● **A block of data**
————————

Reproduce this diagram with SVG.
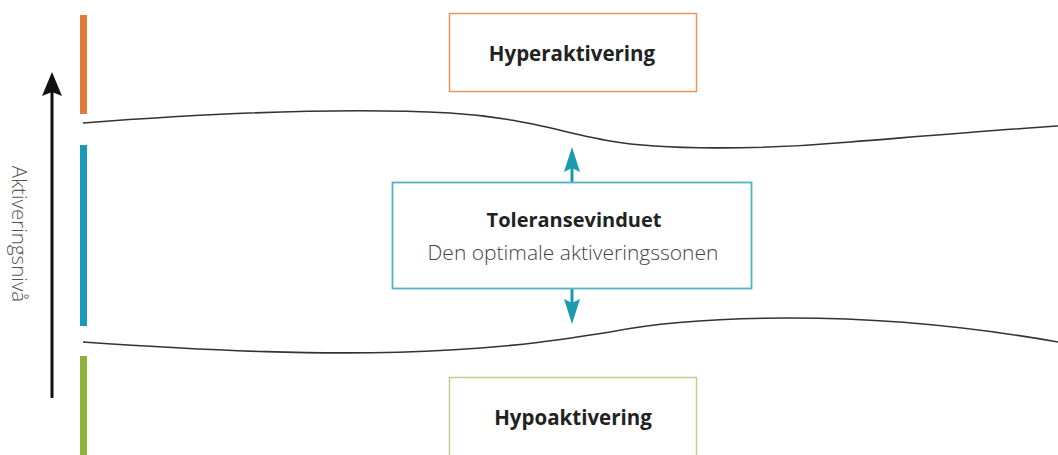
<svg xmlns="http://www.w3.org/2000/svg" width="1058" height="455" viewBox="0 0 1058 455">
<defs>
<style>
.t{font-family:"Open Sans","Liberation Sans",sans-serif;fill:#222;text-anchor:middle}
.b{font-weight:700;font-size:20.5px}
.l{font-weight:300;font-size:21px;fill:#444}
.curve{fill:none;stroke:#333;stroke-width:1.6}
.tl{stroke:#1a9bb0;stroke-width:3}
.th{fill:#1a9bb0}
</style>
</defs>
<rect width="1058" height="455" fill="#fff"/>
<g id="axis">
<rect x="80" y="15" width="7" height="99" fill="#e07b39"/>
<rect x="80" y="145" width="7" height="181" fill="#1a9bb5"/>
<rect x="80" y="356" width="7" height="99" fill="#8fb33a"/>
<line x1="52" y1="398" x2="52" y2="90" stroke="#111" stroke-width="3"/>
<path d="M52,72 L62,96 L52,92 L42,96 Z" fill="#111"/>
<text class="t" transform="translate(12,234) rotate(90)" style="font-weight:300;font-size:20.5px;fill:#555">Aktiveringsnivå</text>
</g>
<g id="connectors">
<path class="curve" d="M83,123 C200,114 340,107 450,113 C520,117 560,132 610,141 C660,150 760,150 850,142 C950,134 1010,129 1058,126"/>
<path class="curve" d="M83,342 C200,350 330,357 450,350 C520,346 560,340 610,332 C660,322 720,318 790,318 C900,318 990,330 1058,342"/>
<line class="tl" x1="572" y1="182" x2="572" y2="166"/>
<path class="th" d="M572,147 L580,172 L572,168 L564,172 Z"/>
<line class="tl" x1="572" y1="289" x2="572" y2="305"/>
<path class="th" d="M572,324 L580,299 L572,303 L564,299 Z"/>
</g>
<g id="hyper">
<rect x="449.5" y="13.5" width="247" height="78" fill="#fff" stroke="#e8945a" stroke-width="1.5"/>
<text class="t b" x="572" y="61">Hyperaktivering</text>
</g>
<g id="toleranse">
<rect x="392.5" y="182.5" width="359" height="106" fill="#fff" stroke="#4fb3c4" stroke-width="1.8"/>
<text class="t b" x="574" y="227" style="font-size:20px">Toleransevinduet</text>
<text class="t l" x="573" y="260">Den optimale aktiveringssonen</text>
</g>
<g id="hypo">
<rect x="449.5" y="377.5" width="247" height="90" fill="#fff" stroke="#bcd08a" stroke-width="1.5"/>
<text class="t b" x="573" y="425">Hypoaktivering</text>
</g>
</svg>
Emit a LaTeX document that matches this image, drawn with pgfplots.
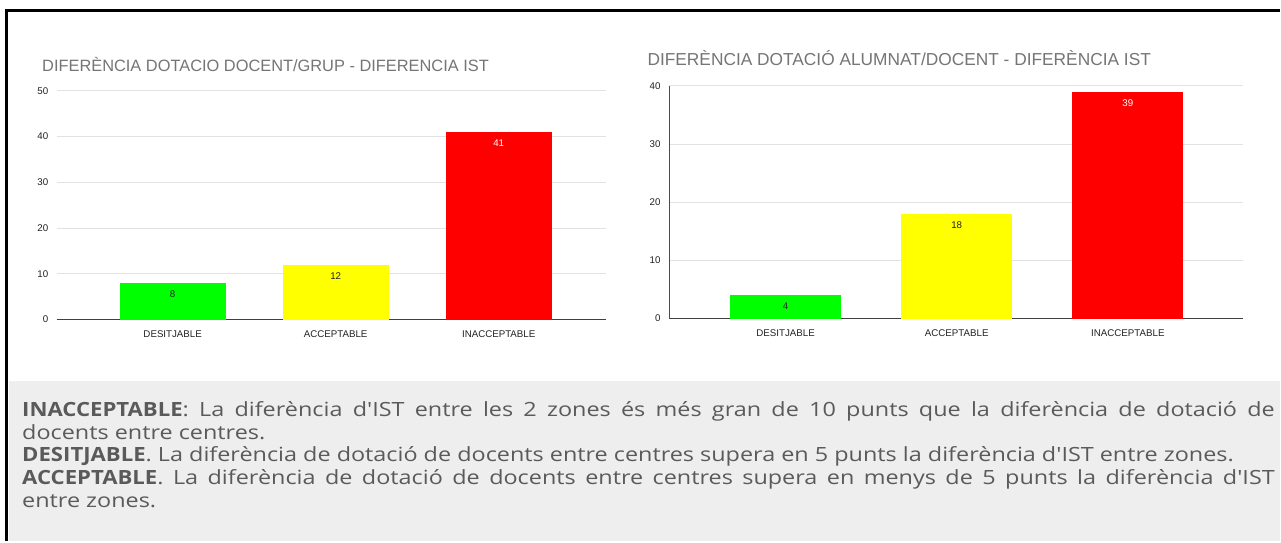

————————

● **Task description**
Do not include the images; transcribe the rest of the listing exactly.

● **Solution**
Reproduce this diagram with SVG.
<svg xmlns="http://www.w3.org/2000/svg" width="1058" height="455" viewBox="0 0 1058 455">
<defs>
<style>
.t{font-family:"Open Sans","Liberation Sans",sans-serif;fill:#222;text-anchor:middle}
.b{font-weight:700;font-size:20.5px}
.l{font-weight:300;font-size:21px;fill:#444}
.curve{fill:none;stroke:#333;stroke-width:1.6}
.tl{stroke:#1a9bb0;stroke-width:3}
.th{fill:#1a9bb0}
</style>
</defs>
<rect width="1058" height="455" fill="#fff"/>
<g id="axis">
<rect x="80" y="15" width="7" height="99" fill="#e07b39"/>
<rect x="80" y="145" width="7" height="181" fill="#1a9bb5"/>
<rect x="80" y="356" width="7" height="99" fill="#8fb33a"/>
<line x1="52" y1="398" x2="52" y2="90" stroke="#111" stroke-width="3"/>
<path d="M52,72 L62,96 L52,92 L42,96 Z" fill="#111"/>
<text class="t" transform="translate(12,234) rotate(90)" style="font-weight:300;font-size:20.5px;fill:#555">Aktiveringsnivå</text>
</g>
<g id="connectors">
<path class="curve" d="M83,123 C200,114 340,107 450,113 C520,117 560,132 610,141 C660,150 760,150 850,142 C950,134 1010,129 1058,126"/>
<path class="curve" d="M83,342 C200,350 330,357 450,350 C520,346 560,340 610,332 C660,322 720,318 790,318 C900,318 990,330 1058,342"/>
<line class="tl" x1="572" y1="182" x2="572" y2="166"/>
<path class="th" d="M572,147 L580,172 L572,168 L564,172 Z"/>
<line class="tl" x1="572" y1="289" x2="572" y2="305"/>
<path class="th" d="M572,324 L580,299 L572,303 L564,299 Z"/>
</g>
<g id="hyper">
<rect x="449.5" y="13.5" width="247" height="78" fill="#fff" stroke="#e8945a" stroke-width="1.5"/>
<text class="t b" x="572" y="61">Hyperaktivering</text>
</g>
<g id="toleranse">
<rect x="392.5" y="182.5" width="359" height="106" fill="#fff" stroke="#4fb3c4" stroke-width="1.8"/>
<text class="t b" x="574" y="227" style="font-size:20px">Toleransevinduet</text>
<text class="t l" x="573" y="260">Den optimale aktiveringssonen</text>
</g>
<g id="hypo">
<rect x="449.5" y="377.5" width="247" height="90" fill="#fff" stroke="#bcd08a" stroke-width="1.5"/>
<text class="t b" x="573" y="425">Hypoaktivering</text>
</g>
</svg>
Emit a LaTeX document that matches this image, drawn with pgfplots.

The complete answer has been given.